In his book, Exploring Mormon Thought: The Attributes of God, Blake wrote the title of this post.
The Mormon scriptures also teach that divinity can be communicated to humans. “Divinity” is not viewed as a logically distinct nature or set of mutually exclusive properties apart from humanity. Rather, “divinity” is a fullness of what it is to be human. “Humanity” and “divinity” refer to the sets of properties which are severally necessary and jointly sufficient to be human and divine respectively. However, they are not distinct sets but are rather sets describing what the other can become when fully developed. For example, an acorn looks very different than an oak. However, an acorn is not of a different natural kind than an oak; it is simply [not] a fully mature oak. Similarly, a son grows into what his father is. In this same sense, divinity is humanity fully matured in a relationship with God the Father. This relationship between divinity and humanity was made clear in an 1833 revelation: (p. 456, I am adding a word in brackets for accidental word omitted by publishers?).
Blake, touches on a topic that hits very close to home for my family.
(1) Our family verse is Isaiah 61:3.
To appoint unto them that mourn in Zion, to give unto them beauty for ashes, the oil of joy for mourning, the garment of praise for the spirit of heaviness; that they might be called trees of righteousness, the planting of the LORD, that he might be glorified.
Do you see the word, “trees” in the KJV? Elon is the Hebrew root word, meaning “oaks”. My son has this name.
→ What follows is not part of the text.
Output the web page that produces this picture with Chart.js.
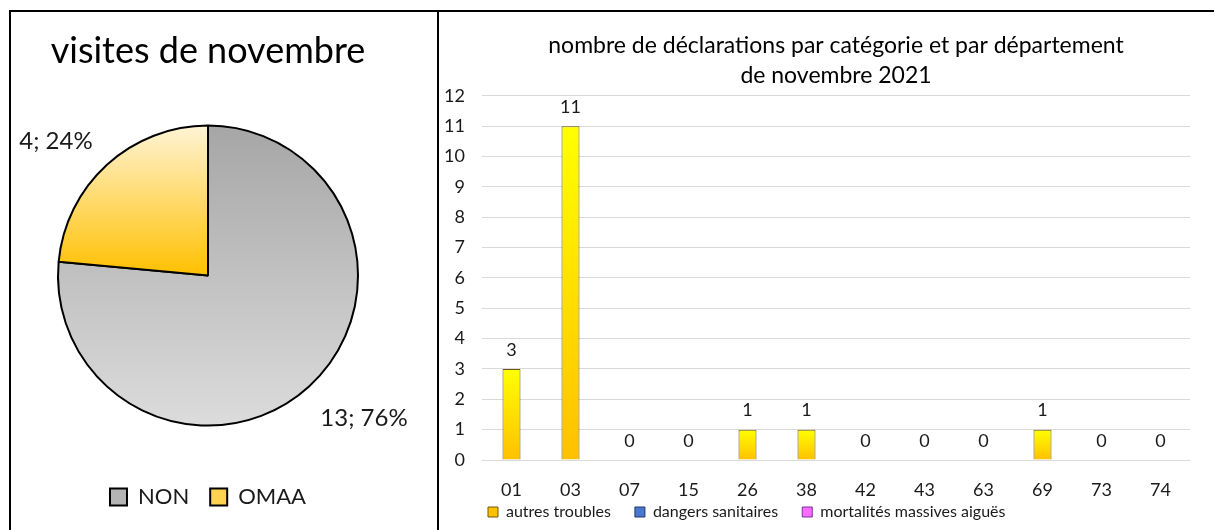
<!DOCTYPE html>
<html>
<head>
<meta charset="utf-8">
<script src="https://cdn.jsdelivr.net/npm/chart.js@4/dist/chart.umd.min.js"></script>
<style>
body { margin:0; background:#fff; width:1214px; height:530px; overflow:hidden; position:relative; }
.line { position:absolute; background:#000; }
#pieBox { position:absolute; left:11px; top:12px; }
#barBox { position:absolute; left:439px; top:12px; }
</style>
</head>
<body>
<div class="line" style="left:9px;top:10px;width:1205px;height:2px"></div>
<div class="line" style="left:9px;top:10px;width:2px;height:520px"></div>
<div class="line" style="left:437px;top:10px;width:2px;height:520px"></div>
<div id="pieBox"><canvas id="visitesPie" width="426" height="518"></canvas></div>
<div id="barBox"><canvas id="declBar" width="775" height="518"></canvas></div>
<script>
//<----------- data ----------->
const pieLabels = ["NON", "OMAA"];
const pieValues = [13, 4];

const depts = ["01", "03", "07", "15", "26", "38", "42", "43", "63", "69", "73", "74"];
const autresTroubles = [3, 11, 0, 0, 1, 1, 0, 0, 0, 1, 0, 0];
const dangersSanitaires = [0, 0, 0, 0, 0, 0, 0, 0, 0, 0, 0, 0];
const mortalitesMassives = [0, 0, 0, 0, 0, 0, 0, 0, 0, 0, 0, 0];
const yMax = 12;

const FONT = "Lato";
const INK = "#1a1a1a";

//<----------- pie: visites de novembre ----------->
function pieFill(ctx) {
  const chart = ctx.chart;
  const a = chart.chartArea;
  if (!a || ctx.type !== "data") return ctx.dataIndex === 1 ? "#ffd24d" : "#bfbfbf";
  const g = chart.ctx.createLinearGradient(0, a.top, 0, ctx.dataIndex === 1 ? (a.top + a.bottom) / 2 : a.bottom);
  if (ctx.dataIndex === 1) {
    g.addColorStop(0, "#fff4d6");
    g.addColorStop(1, "#ffc000");
  } else {
    g.addColorStop(0, "#a6a6a6");
    g.addColorStop(1, "#dcdcdc");
  }
  return g;
}
const pieLegendFill = ["#b4b4b4", "#ffd34f"];

// writes "value; pct%" outside each slice
const pieLabelsPlugin = {
  id: "pieLabels",
  afterDatasetsDraw(chart) {
    const meta = chart.getDatasetMeta(0);
    const total = pieValues.reduce((s, v) => s + v, 0);
    const c = chart.ctx;
    c.save();
    c.font = "24px " + FONT;
    c.fillStyle = INK;
    c.textAlign = "center";
    c.textBaseline = "middle";
    meta.data.forEach((arc, i) => {
      const p = arc.getProps(["x", "y", "startAngle", "endAngle", "outerRadius"], true);
      const mid = (p.startAngle + p.endAngle) / 2 - 0.1;
      const d = p.outerRadius + 57;
      const pct = Math.round(pieValues[i] / total * 100);
      c.fillText(pieValues[i] + "; " + pct + "%", p.x + Math.cos(mid) * d + 2, p.y + Math.sin(mid) * d + 4);
    });
    c.restore();
  }
};

new Chart(document.getElementById("visitesPie"), {
  type: "pie",
  data: {
    labels: pieLabels,
    datasets: [{
      data: pieValues,
      backgroundColor: pieFill,
      borderColor: "#000",
      borderWidth: 2,
      radius: 150
    }]
  },
  options: {
    responsive: false,
    animation: false,
    layout: { padding: { left: 30, right: 62, top: 0, bottom: 12 } },
    plugins: {
      title: {
        display: true,
        text: "visites de novembre",
        color: "#000",
        font: { family: FONT, size: 36, weight: "normal", lineHeight: 1.2 },
        padding: { top: 18, bottom: 52 }
      },
      legend: {
        position: "bottom",
        title: { display: true, text: "", font: { size: 1, lineHeight: 1 }, padding: { top: 38, bottom: 0 } },
        labels: {
          color: INK,
          font: { family: FONT, size: 22 },
          boxWidth: 17,
          boxHeight: 17,
          padding: 21,
          generateLabels(chart) {
            const items = Chart.overrides.pie.plugins.legend.labels.generateLabels(chart);
            items.forEach((it, i) => { it.fillStyle = pieLegendFill[i]; });
            return items;
          }
        }
      },
      tooltip: { enabled: false }
    }
  },
  plugins: [pieLabelsPlugin]
});

//<----------- bars: déclarations par département ----------->
function barFill(ctx) {
  const chart = ctx.chart;
  if (!chart.chartArea || ctx.type !== "data" || !ctx.raw) return "#ffd500";
  const y = chart.scales.y;
  const g = chart.ctx.createLinearGradient(0, y.getPixelForValue(ctx.raw), 0, y.getPixelForValue(0));
  g.addColorStop(0, "#ffff00");
  g.addColorStop(1, "#ffc000");
  return g;
}

// value above every bar of the first series
const barValuesPlugin = {
  id: "barValues",
  afterDatasetsDraw(chart) {
    const meta = chart.getDatasetMeta(0);
    const c = chart.ctx;
    c.save();
    c.font = "18px " + FONT;
    c.fillStyle = INK;
    c.textAlign = "center";
    c.textBaseline = "middle";
    meta.data.forEach((bar, i) => {
      c.fillText(String(autresTroubles[i]), bar.x, bar.y - 19);
    });
    c.restore();
  }
};

const tickFont = { family: FONT, size: 18 };
// axes are squeezed to fit the picture, so let their labels draw outside the axis box
function noLabelClip(s) { s._computeLabelArea = () => undefined; }

new Chart(document.getElementById("declBar"), {
  type: "bar",
  data: {
    labels: depts,
    datasets: [
      { label: "autres troubles", data: autresTroubles, backgroundColor: barFill, borderColor: "#6b5a14", borderWidth: 1 },
      { label: "dangers sanitaires", data: dangersSanitaires, backgroundColor: "#4a78d0", borderColor: "#1f3864", borderWidth: 1 },
      { label: "mortalités massives aiguës", data: mortalitesMassives, backgroundColor: "#ff6bff", borderColor: "#7030a0", borderWidth: 1 }
    ]
  },
  options: {
    responsive: false,
    animation: false,
    layout: { padding: { left: 25, right: 24, top: 0, bottom: 0 } },
    datasets: { bar: { categoryPercentage: 1, barPercentage: 0.305 } },
    scales: {
      x: {
        stacked: true,
        grid: { display: false },
        border: { display: false },
        ticks: { color: INK, font: tickFont, padding: 11, maxRotation: 0 },
        afterFit(s) { s.height = 20; noLabelClip(s); }
      },
      y: {
        stacked: true,
        min: 0,
        max: yMax,
        grid: { color: "#d9d9d9", drawTicks: false },
        border: { display: false },
        ticks: { stepSize: 1, color: INK, font: tickFont, padding: 17 },
        afterFit(s) { s.width = 18; noLabelClip(s); }
      }
    },
    plugins: {
      title: {
        display: true,
        fullSize: false,
        text: ["nombre de déclarations par catégorie et par département", "de novembre 2021"],
        color: "#000",
        font: { family: FONT, size: 23, weight: "normal", lineHeight: 1.3 },
        padding: { top: 19, bottom: 5 }
      },
      legend: {
        position: "bottom",
        align: "start",
        labels: {
          color: INK,
          font: { family: FONT, size: 16 },
          boxWidth: 10,
          boxHeight: 10,
          padding: 24
        }
      },
      tooltip: { enabled: false }
    }
  },
  plugins: [barValuesPlugin]
});
</script>
</body>
</html>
I have this name. My father has this name. My father’s father has this name. It goes back to the 1700’s in my family tree. Now, combine Elon with our last name of Wood. Interesting, eh?
(2) Our family motto is “Growing Oaks for God’s Glory”.
My wife, Kristie, married into the Wood family, and she is the chief nurturer in our home for fleshing out this motto.
(3) Outgrowing our square footage, we needy oaks needed an “oak room” as an addition to the home.
Joe’s brother, Jason, carved this plaque for our family.
So you can see, I am keenly in tune with the oak analogy in Isaiah. Yet unlike Blake and Gordon B. Hinckley, I do not see that the scriptures teach that I am the same kind as Yahweh. Though I am able to partake of the divine nature because of Christ, I don’t create and plant oaks as God to glorify/beautify myself. Neither do I uproot (Matthew 15:13) as God Almighty. I am the oak growing through grace (O help me, Lord, please). But not God. Never God. Christ did not need the incarnation nor death to progress in personal divinity. John’s Gospel does not teach that Christ needed “grace for grace” like us.
(4) Only oaks need grace. And they will live on that divine grace throughout eternity.
But the one Branch is not grace watered and fed like all the other trees for survival. Please know this. Believe this.
We are not God (never will be) as Father, Son, and Spirit . . . just growing oaks, clothed in divine righteousness through divine grace alone.
thanks for letting us see this beautiful family tradition.
Todd: Your discussion of the issue of deification is muddled. Neither I nor any LDS claim that we simply become identical to God. We do claim that we become fully divine by the grace of God. We are one just as the Father and the Son are one and we share the same glory that the Son enjoys with the Father (that’s what John 17 says). So we share full divinity, we don’t simply “become God,” whatever that could mean.
I should add that I also enjoyed the intimate look into your family and home!